Bob Swann always had a project. I first met him at a dinner and song party in New Hampshire in 1967. At the time he and the economist Ralph Borsodi were raising money through their newly formed International Independence Institute to create a low-interest loan fund for farmers in India. Vinoba Bhave’s land reform movement (known as Gramdan) had helped secure land for the farmers, but they had no tools to work the land, and the 100% interest rate offered by local loan sharks was too high a price for the farmers to pay. So the migration from villages to cities continued.
Bob and Borsodi met with small groups in church basements, sometimes driving for hours to present their proposal. I was twenty-one and deeply engaged by my studies of philosophy and literature. These economic theories held little interest for me, but one thing impressed me in their plan: the funds would not be lent to isolated farmers in scattered villages but rather to the farmers of a whole village. Working with Vinoba and his associates, the International Independence Institute would seek villages with strongly established social systems (Borsodi was especially interested in family planning) and a vibrant cultural life characterized by good schools, fine craftsmanship, song, and celebration. When the cultural and social elements of village life are in tact, then economic ventures have sound ground to flourish and take root: it takes a village to support a farmer. Small loans placed in such circumstances are homeopathic in their influence, fostering established businesses that have a high probability of repaying debt.
In 1977 I again heard Bob speak, this time via radio from the Cambridge Forum. He was garnering support for Fritz Schumacher’s project to bring intermediate technology to the villages of India. Bob told the story of a large brick factory built in India with foreign capital, intended as a model development project. When the factory was finished, it was discovered that there were no roads leading to or from the factory suitable for transporting the large quantity of bricks capable of being manufactured there. The factory stood empty, a monument to inappropriate planning.
In place of the factory Schumacher was encouraging the use of a small-scale brick-making technology that could be employed on site in each village as demand for bricks dictated, eliminating the need for long-distance transportation. As a designer and builder of affordable housing, Bob was excited by the possibilities of such a locally-based, user-friendly technology.
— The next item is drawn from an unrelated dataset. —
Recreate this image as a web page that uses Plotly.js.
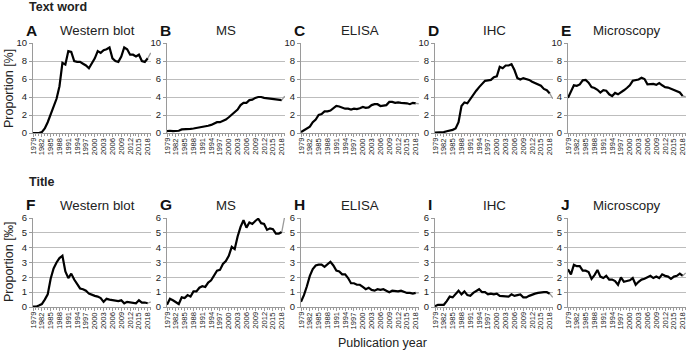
<!DOCTYPE html>
<html>
<head>
<meta charset="utf-8">
<script src="https://cdn.plot.ly/plotly-3.0.1.min.js"></script>
<style>html,body{margin:0;padding:0;background:#fff;}#chart{width:687px;height:350px;}</style>
</head>
<body>
<div id="chart"></div>
<script>
const years = [1979,1980,1981,1982,1983,1984,1985,1986,1987,1988,1989,1990,1991,1992,1993,1994,1995,1996,1997,1998,1999,2000,2001,2002,2003,2004,2005,2006,2007,2008,2009,2010,2011,2012,2013,2014,2015,2016,2017,2018,2019];
const tickYears = [1979,1982,1985,1988,1991,1994,1997,2000,2003,2006,2009,2012,2015,2018];

const panelLetters = ["A","B","C","D","E","F","G","H","I","J"];
const panelTitles = ["Western blot","MS","ELISA","IHC","Microscopy","Western blot","MS","ELISA","IHC","Microscopy"];
const sectionTitles = ["Text word","Title"];
const yAxisTitles = ["Proportion [%]","Proportion [‰]"];
const xAxisTitle = "Publication year";

// Text word, proportion [%]
const textWesternBlot = [0,0,0,0.1,0.5,1.2,2.1,3.0,3.8,5.2,7.8,7.6,9.1,9.0,8.0,7.9,7.9,7.7,7.5,7.2,7.7,8.3,9.1,8.9,9.2,9.3,9.5,8.3,8.0,7.9,8.5,9.5,9.3,8.7,8.7,8.5,8.7,8.0,7.9,8.3,8.9];
const textMS = [0.2,0.25,0.2,0.2,0.25,0.4,0.4,0.45,0.45,0.5,0.55,0.6,0.65,0.7,0.8,0.9,1.05,1.2,1.2,1.35,1.5,1.75,2.0,2.25,2.6,3.1,3.35,3.35,3.65,3.7,3.9,4.0,4.0,3.9,3.85,3.8,3.75,3.7,3.7,3.65,4.1];
const textELISA = [0.1,0.3,0.5,0.7,1.2,1.5,2.0,2.1,2.4,2.4,2.5,2.8,3.0,2.95,2.8,2.7,2.7,2.6,2.7,2.65,2.75,2.9,2.8,2.85,3.1,3.2,3.2,3.0,3.05,3.1,3.45,3.45,3.35,3.4,3.35,3.35,3.3,3.2,3.35,3.3,3.25];
const textIHC = [0.05,0.05,0.05,0.1,0.2,0.25,0.35,0.5,1.2,3.0,3.4,3.3,3.8,4.3,4.7,5.1,5.4,5.8,5.85,5.9,6.2,6.3,7.35,7.2,7.5,7.5,7.65,7.0,6.1,5.95,6.1,6.0,5.9,5.7,5.55,5.35,5.25,4.9,4.75,4.4,3.8];
const textMicroscopy = [3.9,4.7,5.3,5.25,5.4,5.85,5.9,5.6,5.1,5.0,4.8,4.5,4.75,4.7,4.3,4.1,4.45,4.3,4.5,4.75,5.0,5.3,5.8,5.85,5.95,6.15,6.0,5.4,5.4,5.45,5.35,5.55,5.3,5.1,5.05,4.9,4.8,4.6,4.5,4.1,4.05];

// Title, proportion [‰]
const titleWesternBlot = [0.02,0.02,0.1,0.2,0.5,0.85,1.9,2.6,3.0,3.3,3.45,2.4,1.95,2.25,1.85,1.55,1.25,1.2,1.1,0.9,0.8,0.75,0.7,0.6,0.35,0.55,0.5,0.45,0.4,0.4,0.45,0.25,0.35,0.3,0.25,0.25,0.45,0.3,0.3,0.25,0.35];
const titleMS = [0.15,0.55,0.45,0.3,0.2,0.65,0.6,0.8,0.7,1.05,1.05,1.3,1.4,1.35,1.65,1.8,2.1,2.45,2.5,2.9,3.1,3.45,4.05,3.9,4.75,5.4,5.85,5.35,5.7,5.6,5.8,5.95,5.65,5.6,5.2,5.3,5.25,4.95,4.95,5.05,6.1];
const titleELISA = [0.35,0.8,1.4,2.1,2.55,2.8,2.85,2.85,2.7,2.9,3.05,2.8,2.45,2.4,2.2,2.2,1.95,1.6,1.6,1.5,1.5,1.35,1.2,1.3,1.15,1.1,1.2,1.15,1.2,1.1,1.0,1.1,1.05,1.05,1.1,1.0,0.95,0.95,0.9,0.95,0.95];
const titleIHC = [0.05,0.15,0.15,0.15,0.4,0.7,0.65,0.9,1.1,0.85,1.05,0.8,0.75,0.95,1.05,1.2,1.0,1.0,0.85,0.9,0.85,0.9,0.75,0.75,0.75,0.7,0.85,0.75,0.8,0.85,0.65,0.65,0.75,0.85,0.9,0.95,1.0,1.0,1.0,0.9,0.65];
const titleMicroscopy = [2.55,2.2,2.85,2.75,2.75,2.45,2.45,2.35,1.9,2.15,2.5,2.05,1.95,2.1,1.85,1.85,1.75,1.5,2.0,1.7,1.75,1.8,1.95,1.5,1.7,1.85,1.9,2.0,2.1,1.95,2.05,1.95,2.2,2.1,2.05,1.9,2.05,2.1,2.25,2.1,2.3];

const seriesList = [textWesternBlot,textMS,textELISA,textIHC,textMicroscopy,titleWesternBlot,titleMS,titleELISA,titleIHC,titleMicroscopy];

// ---- layout geometry (pixels) ----
const W = 687, H = 350;
const colPx = [[33,151],[167,285],[301,419],[435,553],[568,686]];
const rowPx = [[43,133],[218,307]];
const yMax = [10,6], yDtick = [2,1];
const px = v => v / W;
const py = v => 1 - v / H;
const FONT = "Liberation Sans, Arial, sans-serif";
const GRID = "#bdbdbd";

const traces = [];
const layout = {
  width: W, height: H,
  margin: {l:0,r:0,t:0,b:0},
  paper_bgcolor: "#fff", plot_bgcolor: "#fff",
  showlegend: false,
  font: {family: FONT, color: "#222"},
  annotations: []
};

for (let i = 0; i < 10; i++) {
  const r = Math.floor(i / 5), c = i % 5;
  const n = i + 1;
  const xa = n === 1 ? "x" : "x" + n, ya = n === 1 ? "y" : "y" + n;
  const xk = n === 1 ? "xaxis" : "xaxis" + n, yk = n === 1 ? "yaxis" : "yaxis" + n;
  const vals = seriesList[i];
  const last = years.length - 1;
  traces.push({x: years.slice(0, last), y: vals.slice(0, last), xaxis: xa, yaxis: ya,
    type: "scatter", mode: "lines", line: {color: "#000", width: 2.2}, hoverinfo: "skip", cliponaxis: false});
  traces.push({x: years.slice(last - 1), y: vals.slice(last - 1), xaxis: xa, yaxis: ya,
    type: "scatter", mode: "lines", line: {color: "#9a9a9a", width: 1.3}, hoverinfo: "skip", cliponaxis: false});

  layout[xk] = {
    domain: [px(colPx[c][0]), px(colPx[c][1])],
    anchor: ya, range: [1979, 2019.1], fixedrange: true,
    tickmode: "array", tickvals: tickYears, showticklabels: false,
    ticks: "outside", ticklen: 3, tickcolor: "#9a9a9a", tickwidth: 1,
    minor: {dtick: 1, tick0: 1979, ticks: "outside", ticklen: 2, tickcolor: "#9a9a9a", showgrid: false},
    showline: true, linecolor: "#9a9a9a", linewidth: 1,
    showgrid: false, zeroline: false
  };
  layout[yk] = {
    domain: [py(rowPx[r][1]), py(rowPx[r][0])],
    anchor: xa, range: [0, yMax[r]], dtick: yDtick[r], tick0: 0, fixedrange: true,
    tickfont: {size: 9.5, family: FONT, color: "#222"},
    ticks: "outside", ticklen: 3, tickcolor: "#9a9a9a",
    showline: true, linecolor: "#9a9a9a", linewidth: 1,
    showgrid: true, gridcolor: GRID, gridwidth: 1, zeroline: false
  };

  // rotated year labels, positioned through the x axis scale
  tickYears.forEach(yr => {
    layout.annotations.push({xref: xa, yref: "paper", x: yr, y: py(rowPx[r][1] + 3),
      xanchor: "center", yanchor: "top", showarrow: false, textangle: -90,
      text: String(yr), font: {size: 7.6, family: FONT, color: "#222"}});
  });

  // panel letter
  layout.annotations.push({xref: "paper", yref: "paper", x: px(colPx[c][0] - 9), y: py(r === 0 ? 30 : 204),
    xanchor: "left", yanchor: "middle", showarrow: false, text: "<b>" + panelLetters[i] + "</b>",
    font: {size: 15.5, family: FONT, color: "#111"}});
  // panel title
  const cx = (colPx[c][0] + colPx[c][1]) / 2 + (c === 0 ? 5 : 0);
  layout.annotations.push({xref: "paper", yref: "paper", x: px(cx), y: py(r === 0 ? 31 : 205),
    xanchor: "center", yanchor: "middle", showarrow: false, text: panelTitles[i],
    font: {size: 13.3, family: FONT, color: "#222"}});
}

// section headers
layout.annotations.push({xref:"paper",yref:"paper",x:px(27),y:py(7),xanchor:"left",yanchor:"middle",showarrow:false,
  text:"<b>"+sectionTitles[0]+"</b>",font:{size:12.5,family:FONT,color:"#222"}});
layout.annotations.push({xref:"paper",yref:"paper",x:px(27),y:py(182),xanchor:"left",yanchor:"middle",showarrow:false,
  text:"<b>"+sectionTitles[1]+"</b>",font:{size:12.5,family:FONT,color:"#222"}});
// y-axis titles
layout.annotations.push({xref:"paper",yref:"paper",x:px(9),y:py(89),xanchor:"center",yanchor:"middle",showarrow:false,
  textangle:-90,text:yAxisTitles[0],font:{size:12.5,family:FONT,color:"#222"}});
layout.annotations.push({xref:"paper",yref:"paper",x:px(9),y:py(262),xanchor:"center",yanchor:"middle",showarrow:false,
  textangle:-90,text:yAxisTitles[1],font:{size:12.5,family:FONT,color:"#222"}});
// x-axis title
layout.annotations.push({xref:"paper",yref:"paper",x:px(382),y:py(343),xanchor:"center",yanchor:"middle",showarrow:false,
  text:xAxisTitle,font:{size:12.5,family:FONT,color:"#222"}});

Plotly.newPlot("chart", traces, layout, {staticPlot: true, displayModeBar: false});
</script>
</body>
</html>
The details of the technology failed to interest me, but the consistency of this man who persisted in his advocacy for a just economy did stir me. My grandfather had recently died leaving me with a $10,000 inheritance, twice what I earned per year as a literature teacher in a small Waldorf School. I decided to spend the next two years writing about those working to change the economic system to incorporate social and ecological principles. I believed that the economic world had the strongest hold on the American psyche and would contain the key to the renewal or degrading of the American character and I wanted to record the effort to bring about positive transformation.
The International Independence Institute had been folded into the Institute for Community Economics. I joined as a volunteer in September of 1977, the same month that both Schumacher and Ralph Borsodi died. Bob soon took on a new project, the establishment of the Community Investment Fund, the first social investment fund with positive criteria. The organization served the project, rather than the project the organization. We took risk, dared to venture on untrodden ground, made mistakes, and started a movement.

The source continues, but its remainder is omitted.